— Вот жила баба Люба в своём маленьком домике с резными наличниками, — начала девушка совсем издалека, — сажала картошку и огурцы, сидела на лавке с кошкой Машкой и всегда угощала соседских детей ароматными яблоками и конфетками «Ласточка», их она постоянно носила с собой в кармане цветастого фартука, который был неизменным атрибутом её повседневной одежды…
Гоша заслушался. Не было в его жизни таких «баб Люб», но он почему-то живо и ярко представлял то, о чём рассказывала соседка.
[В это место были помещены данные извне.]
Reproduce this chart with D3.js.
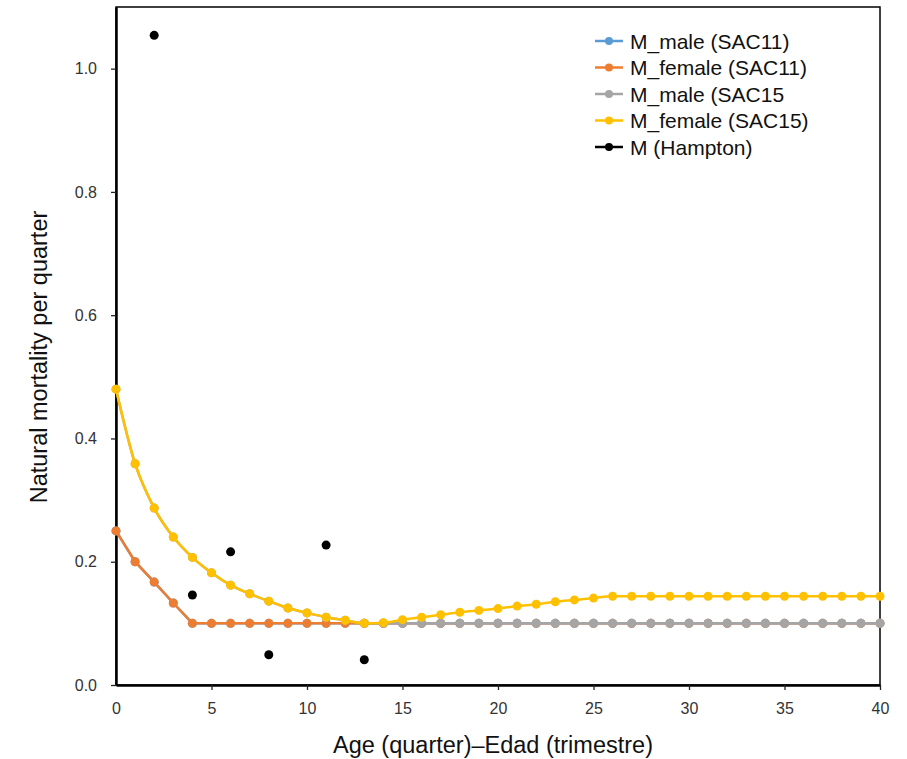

— А потом не стало её, — продолжала свою историю Валентина, — и приехал богатенький мальчик, снёс остатки бабы Любиной жизни и вывез на свалку, построил особняк на зависть всей деревне и стал привозить в гости друзей — столичную золотую молодёжь, которая пила абсент, текилу и бурбон, слушала всю ночь музыку, громко вопила и сигналила, прыгая в навороченные тачки. Более того, красивые мальчики с модными стрижками каждый раз пытались подцепить местных девочек, которые, по их мнению, должны быть на седьмом небе только от того, что с ними разговаривают эти «божества».
Валька закусила губу, понимая, что разошлась и уже пытается как можно больнее задеть парня, который лично ей ничего плохого не сделал.
— Если что, я к тебе не клеюсь. Нам просто по пути, — серьёзно сказал Гоша, явно находясь под впечатлением от услышанного.
— Если надумаешь клеиться, то я спущу на тебя Барона. Прививку от бешенства ему делали, так что лечение после укуса будет попроще, без множества уколов. Хотя медицина шагнула вперёд и их (уколы) теперь, возможно, не делают, — натянуто улыбнулась Валентина и зашагала вперёд.
Валя спешно удалялась, а Гоша продолжил идти в медленном темпе. Девушка ругала себя за подобное поведение, но раз уж пошёл такой разговор, то она решила высказать всё, что накопилось; всё, что обсуждалось на кухне с семьёй; всё, что ей говорили солидарные соседи относительно этого парня.
Валентина осознавала, что Мажор обиделся. Нет, у неё не было цели обидеть или задеть, просто хотелось справедливости и правды. Так много говорилось о богатеньком пареньке за глаза, но никто не осмеливался высказать в лицо. А Валя смогла.
Но всё равно было как-то гаденько и неприятно на душе. Не любила Валька обижать людей.
— А куда Машка делась? — неожиданно догнал её Гоша и застал врасплох своим вопросом.
— Какая Машка?!
— Ну, кошка бабы Любы, — жестикулируя, спросил Мажор.
— У дяди Пети потом года три жила. Он её любил. Называл «ЛюПкина». Она даже на это имя откликаться стала, — со светлой грустью говорила девушка, на время забыв, что перед ней столичный Мажор Жора. — Помню, что в один из летних вечеров Машка по всем соседям прошлась, будто прощалась. У нас в беседке долго сидела, мордочку умывала и от угощения отказалась. И ушла. Тихо так, в вечернюю тишину, в поле. Я ей долго вслед смотрела, будто чувствовала, что надо, а почему не понимала. И всё. Не вернулась она. Старенькая была.